# Owner Advocacy Forum



## ecwinch (Jul 30, 2009)

[_Closing as a duplicate post.  Please CLICK HERE to continue any discussion._ - Makai Guy, BBS Administrator]


Question for All: Do you think it makes sense to have a dedicated forum for owner advocacy issues? Owner Advocacy defined as "Issues and Actions related to Owners Rights and HOA Governance"

A forum where issues like the following can be discussed:

 - pending and active legal actions related to timesharing
 - issues with HOA governance
 - HOA election issues
 - forming concerned owners groups

 ... I am sure others have additions to that list.

It seems like there is a lot activity in that area right now, with a lot of resorts wrestling with those issues.

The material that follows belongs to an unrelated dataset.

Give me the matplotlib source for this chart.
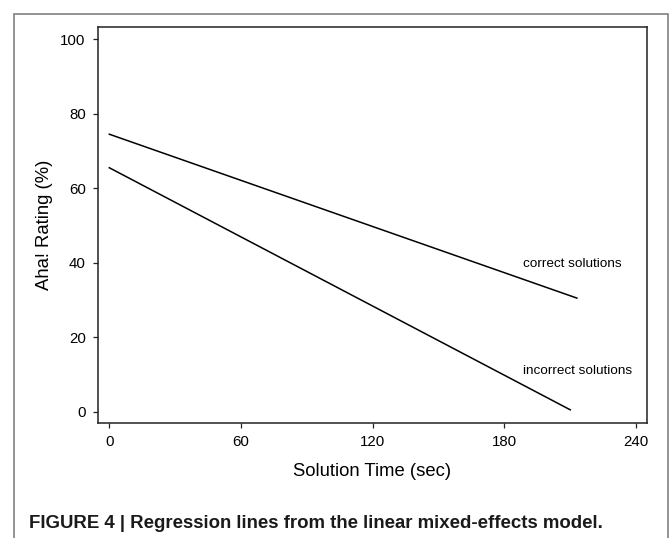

It seems to be a trend related to the economy, owners defaulting, and in particular, resorts were leverage is involved. Right now in the NE, you have three resorts where the developer controlled resorts are making questionable utilization of the assessment process.

And you have the RCI Exchange suit, the action with Ocean Club, two cases involving WorldMark, a resort in HI, Festiva, and I hear rumors of something with Wyndham FSP/Club.  

Would it make sense to consolidate all those threads in one area? Perhaps where some stickies might be added pointing to owner advocacy resources and state timeshare laws. 

I think it would assist concerned owners groups to see what is going on at other resorts. Currently you have to hunt and peck in a variety of locations to find threads pertaining to owner advocacy. 

I recognize a challenge in moderating the thread, but think that issue is mitigated to some degree. If a thread is created in one of the regional or network specific forums, I think it can be moved and a stub left in the regional thread pointing to the owner advocacy forum.

Just curious on hearing what others see as  the pro's and con's of that idea.


----------